__Information shown__:

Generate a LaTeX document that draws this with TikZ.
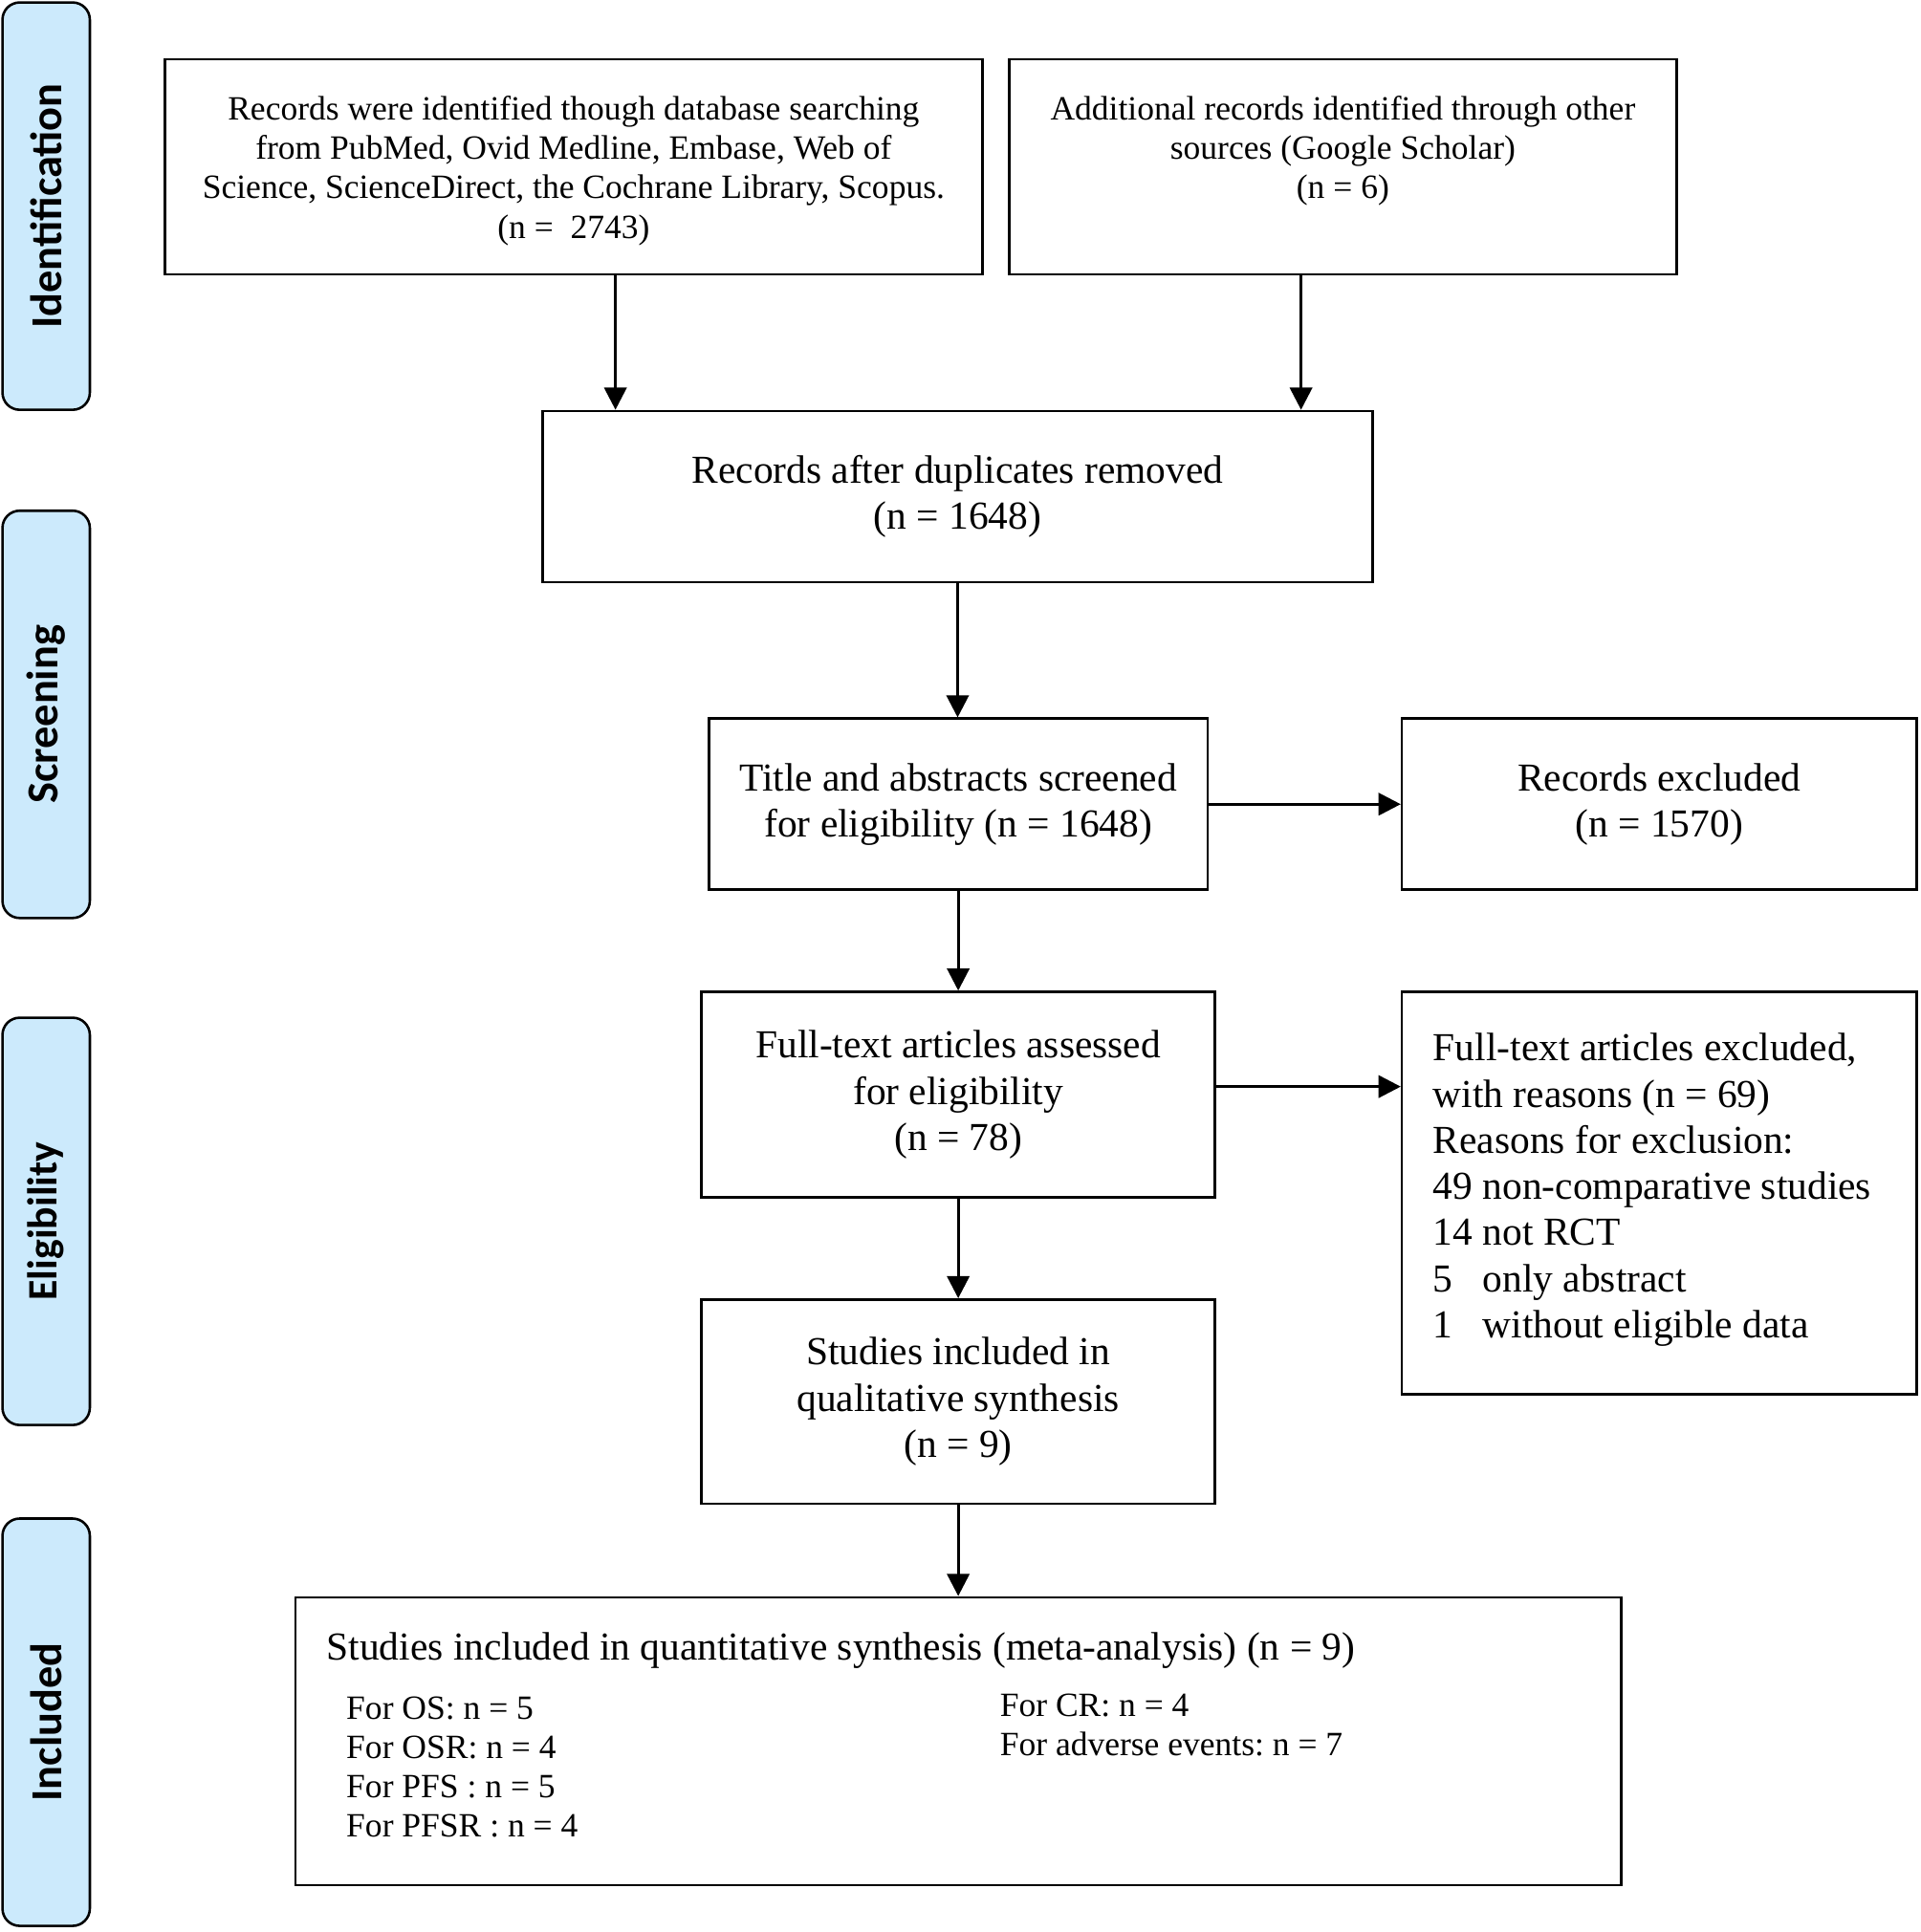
\documentclass[tikz,border=0pt]{standalone}
\usepackage{fontspec}
\setmainfont{Liberation Serif}
\newfontfamily\labfont{Carlito}
\usetikzlibrary{arrows.meta,calc}
\definecolor{phasefill}{RGB}{204,234,252}
\newcommand\fntbig{\fontsize{16.1}{18.75}\selectfont}
\newcommand\fntsmall{\fontsize{13.8}{16}\selectfont}
\frenchspacing
\begin{document}
\frenchspacing
\begin{tikzpicture}[x=0.5pt,y=-0.5pt,
  box/.style={draw, line width=1pt, inner sep=0pt, align=center, fill=white},
  phase/.style={draw, line width=1pt, fill=phasefill, rounded corners=7pt, rotate=90,
    minimum width=165.5pt, minimum height=35.5pt, inner sep=0pt,
    font=\labfont\bfseries\fontsize{18}{20}\selectfont},
  arr/.style={-{Triangle[length=9pt,width=9pt]}, line width=1.2pt}]
\useasboundingbox (0,0) rectangle (1560,1570);

% phase labels
\node[phase] (pI) at (37.5,167.5) {Identification};
\node[phase] (pS) at (37.5,580.5) {Screening};
\node[phase, font=\labfont\bfseries\fontsize{17}{20}\selectfont] (pE) at (37.5,992.5) {Eligibility};
\node[phase] (pN) at (37.5,1399.5) {Included};

% boxes
\node[box, font=\fntsmall, minimum width=332pt, minimum height=87.5pt] (b1) at (466,135.5)
  {\rule{0pt}{13pt}Records were identified though database searching\\from PubMed, Ovid Medline, Embase, Web of\\Science, ScienceDirect, the Cochrane Library, Scopus.\\(n =\ \ 2743)};
\node[box, font=\fntsmall, minimum width=271pt, minimum height=87.5pt] (b2) at (1091,135.5)
  {Additional records identified through other\\sources (Google Scholar)\\(n = 6)\\[-5pt]\strut};
\node[box, font=\fntbig, minimum width=337pt, minimum height=69.5pt] (b3) at (778,403.5)
  {Records after duplicates removed\\(n = 1648)};
\node[box, font=\fntbig, minimum width=202.5pt, minimum height=69.5pt] (b4) at (778.5,653.5)
  {Title and abstracts screened\\for eligibility (n = 1648)};
\node[box, font=\fntbig, minimum width=209pt, minimum height=69.5pt] (b5) at (1348,653.5)
  {Records excluded\\(n = 1570)};
\node[box, font=\fntbig, minimum width=208.5pt, minimum height=83.5pt] (b6) at (778.5,889.5)
  {Full-text articles assessed\\for eligibility\\(n = 78)};
\node[box, minimum width=209pt, minimum height=163.5pt] (b7) at (1348,969.5) {};
\node[font=\fntbig, anchor=west, align=left, inner sep=0pt] (t7) at (1164,967)
  {Full-text articles excluded,\\with reasons (n = 69)\\Reasons for exclusion:\\49 non-comparative studies\\14 not RCT\\\makebox[1.25em][l]{5}only abstract\\\makebox[1.25em][l]{1}without eligible data};
\node[box, font=\fntbig, minimum width=208.5pt, minimum height=83pt] (b8) at (778.5,1139)
  {Studies included in\\qualitative synthesis\\(n = 9)};
\node[box, minimum width=538.5pt, minimum height=117pt] (b9) at (778.5,1415) {};
\node[font=\fntbig, anchor=west, inner sep=0pt] (t9) at (265,1341)
  {Studies included in quantitative synthesis (meta-analysis) (n = 9)};
\node[font=\fntsmall, anchor=west, align=left, inner sep=0pt] (l9) at (281,1436)
  {For OS: n = 5\\For OSR: n = 4\\For PFS : n = 5\\For PFSR : n = 4};
\node[font=\fntsmall, anchor=west, align=left, inner sep=0pt] (r9) at (812,1402)
  {For CR: n = 4\\For adverse events: n = 7};

% connectors
\coordinate (c1) at ($(b3.north west)+(60,0)$);
\coordinate (c2) at ($(b3.north east)+(-59,0)$);
\draw[arr] (b1.south -| c1) -- (c1);
\draw[arr] (b2.south -| c2) -- (c2);
\draw[arr] (b3.south) -- (b3.south |- b4.north);
\draw[arr] (b4.east) -- (b5.west);
\draw[arr] (b4.south) -- (b6.north);
\coordinate (c6) at ($(b6.east)+(0,-6.5)$);
\draw[arr] (c6) -- (c6 -| b7.west);
\draw[arr] (b6.south) -- (b8.north);
\draw[arr] (b8.south) -- (b9.north);
\end{tikzpicture}
\end{document}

__What to produce__: Go from the first line of the data above to the line containing "(pN) at (37.5,1399.5)" and retype exactly those lines, both included, but none of the pictures.

__Problem solution__:
Generate a LaTeX document that draws this with TikZ.
\documentclass[tikz,border=0pt]{standalone}
\usepackage{fontspec}
\setmainfont{Liberation Serif}
\newfontfamily\labfont{Carlito}
\usetikzlibrary{arrows.meta,calc}
\definecolor{phasefill}{RGB}{204,234,252}
\newcommand\fntbig{\fontsize{16.1}{18.75}\selectfont}
\newcommand\fntsmall{\fontsize{13.8}{16}\selectfont}
\frenchspacing
\begin{document}
\frenchspacing
\begin{tikzpicture}[x=0.5pt,y=-0.5pt,
  box/.style={draw, line width=1pt, inner sep=0pt, align=center, fill=white},
  phase/.style={draw, line width=1pt, fill=phasefill, rounded corners=7pt, rotate=90,
    minimum width=165.5pt, minimum height=35.5pt, inner sep=0pt,
    font=\labfont\bfseries\fontsize{18}{20}\selectfont},
  arr/.style={-{Triangle[length=9pt,width=9pt]}, line width=1.2pt}]
\useasboundingbox (0,0) rectangle (1560,1570);

% phase labels
\node[phase] (pI) at (37.5,167.5) {Identification};
\node[phase] (pS) at (37.5,580.5) {Screening};
\node[phase, font=\labfont\bfseries\fontsize{17}{20}\selectfont] (pE) at (37.5,992.5) {Eligibility};
\node[phase] (pN) at (37.5,1399.5) {Included};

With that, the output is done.